==== SUPPLIED INFORMATION ====

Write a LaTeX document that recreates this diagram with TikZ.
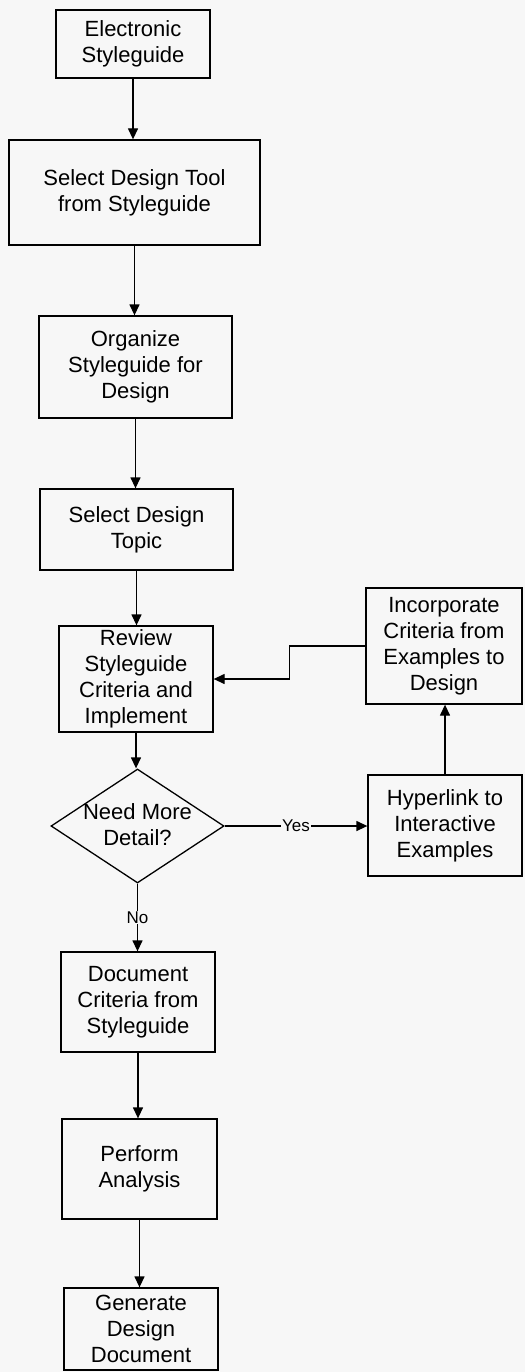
\documentclass[tikz,border=0pt]{standalone}
\usepackage{fontspec}
\setmainfont{Liberation Sans}
\usetikzlibrary{arrows.meta,shapes.geometric}
\definecolor{bg}{RGB}{247,247,247}
\begin{document}
\begin{tikzpicture}[x=1pt,y=-1pt,
  box/.style={draw,line width=1.3pt,inner sep=0pt,align=center,font=\fontsize{22}{26}\selectfont},
  dec/.style={draw,shape=diamond,line width=1.3pt,inner sep=0pt},
  lbl/.style={fill=bg,inner sep=1pt,font=\fontsize{17}{20}\selectfont},
  arr/.style={line width=1.3pt,-{Triangle[length=11pt,width=10pt]}},
  ln/.style={line width=1.3pt}]
\path[fill=bg,use as bounding box] (0,0) rectangle (525,1372);

\node[box,minimum width=154pt,minimum height=68pt] (es) at (133,44) {Electronic\\Styleguide};
\node[box,minimum width=251pt,minimum height=105pt] (sdt) at (134.5,192.5) {Select Design Tool\\from Styleguide};
\node[box,minimum width=193pt,minimum height=102pt] (org) at (135.5,367) {Organize\\Styleguide for\\Design};
\node[box,minimum width=193pt,minimum height=81pt] (topic) at (136.5,529.5) {Select Design\\Topic};
\node[box,minimum width=154pt,minimum height=106pt] (rev) at (136,679) {Review\\Styleguide\\Criteria and\\Implement};
\node[dec,minimum width=173pt,minimum height=114pt] (need) at (137.5,826) {};
\node[align=center,inner sep=0pt,font=\fontsize{22}{26}\selectfont] (needtxt) at (137.5,825) {Need More\\Detail?};
\node[box,minimum width=156pt,minimum height=116pt] (inc) at (444,646) {Incorporate\\Criteria from\\Examples to\\Design};
\node[box,minimum width=154pt,minimum height=101pt] (hyp) at (445,825.5) {Hyperlink to\\Interactive\\Examples};
\node[box,minimum width=154pt,minimum height=100pt] (doc) at (138,1002) {Document\\Criteria from\\Styleguide};
\node[box,minimum width=155pt,minimum height=100pt] (perf) at (139.5,1169) {Perform\\Analysis};
\node[box,minimum width=154pt,minimum height=82pt] (gen) at (141,1329) {Generate\\Design\\Document};

\draw[arr] (es.south) -- (es.south |- sdt.north);
\draw[arr] (sdt.south) -- (sdt.south |- org.north);
\draw[arr] (org.south) -- (org.south |- topic.north);
\draw[arr] (topic.south) -- (topic.south |- rev.north);
\draw[arr] (rev.south) -- (rev.south |- need.north);
\draw[arr] (need.east) -- node[lbl] (yes) {Yes} (hyp.west |- need.east);
\draw[arr] (need.south) -- node[lbl,pos=0.5] (no) {No} (need.south |- doc.north);
\draw[arr] (hyp.north) -- (hyp.north |- inc.south);
\draw[arr] (inc.west) -- ++(-76,0) |- (rev.east);
\draw[arr] (doc.south) -- (doc.south |- perf.north);
\draw[arr] (perf.south) -- (perf.south |- gen.north);
\end{tikzpicture}
\end{document}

====

= GOAL =
Go through the data above and transcribe it in full, omitting any image.

= WORKED ANSWER =
Write a LaTeX document that recreates this diagram with TikZ.
\documentclass[tikz,border=0pt]{standalone}
\usepackage{fontspec}
\setmainfont{Liberation Sans}
\usetikzlibrary{arrows.meta,shapes.geometric}
\definecolor{bg}{RGB}{247,247,247}
\begin{document}
\begin{tikzpicture}[x=1pt,y=-1pt,
  box/.style={draw,line width=1.3pt,inner sep=0pt,align=center,font=\fontsize{22}{26}\selectfont},
  dec/.style={draw,shape=diamond,line width=1.3pt,inner sep=0pt},
  lbl/.style={fill=bg,inner sep=1pt,font=\fontsize{17}{20}\selectfont},
  arr/.style={line width=1.3pt,-{Triangle[length=11pt,width=10pt]}},
  ln/.style={line width=1.3pt}]
\path[fill=bg,use as bounding box] (0,0) rectangle (525,1372);

\node[box,minimum width=154pt,minimum height=68pt] (es) at (133,44) {Electronic\\Styleguide};
\node[box,minimum width=251pt,minimum height=105pt] (sdt) at (134.5,192.5) {Select Design Tool\\from Styleguide};
\node[box,minimum width=193pt,minimum height=102pt] (org) at (135.5,367) {Organize\\Styleguide for\\Design};
\node[box,minimum width=193pt,minimum height=81pt] (topic) at (136.5,529.5) {Select Design\\Topic};
\node[box,minimum width=154pt,minimum height=106pt] (rev) at (136,679) {Review\\Styleguide\\Criteria and\\Implement};
\node[dec,minimum width=173pt,minimum height=114pt] (need) at (137.5,826) {};
\node[align=center,inner sep=0pt,font=\fontsize{22}{26}\selectfont] (needtxt) at (137.5,825) {Need More\\Detail?};
\node[box,minimum width=156pt,minimum height=116pt] (inc) at (444,646) {Incorporate\\Criteria from\\Examples to\\Design};
\node[box,minimum width=154pt,minimum height=101pt] (hyp) at (445,825.5) {Hyperlink to\\Interactive\\Examples};
\node[box,minimum width=154pt,minimum height=100pt] (doc) at (138,1002) {Document\\Criteria from\\Styleguide};
\node[box,minimum width=155pt,minimum height=100pt] (perf) at (139.5,1169) {Perform\\Analysis};
\node[box,minimum width=154pt,minimum height=82pt] (gen) at (141,1329) {Generate\\Design\\Document};

\draw[arr] (es.south) -- (es.south |- sdt.north);
\draw[arr] (sdt.south) -- (sdt.south |- org.north);
\draw[arr] (org.south) -- (org.south |- topic.north);
\draw[arr] (topic.south) -- (topic.south |- rev.north);
\draw[arr] (rev.south) -- (rev.south |- need.north);
\draw[arr] (need.east) -- node[lbl] (yes) {Yes} (hyp.west |- need.east);
\draw[arr] (need.south) -- node[lbl,pos=0.5] (no) {No} (need.south |- doc.north);
\draw[arr] (hyp.north) -- (hyp.north |- inc.south);
\draw[arr] (inc.west) -- ++(-76,0) |- (rev.east);
\draw[arr] (doc.south) -- (doc.south |- perf.north);
\draw[arr] (perf.south) -- (perf.south |- gen.north);
\end{tikzpicture}
\end{document}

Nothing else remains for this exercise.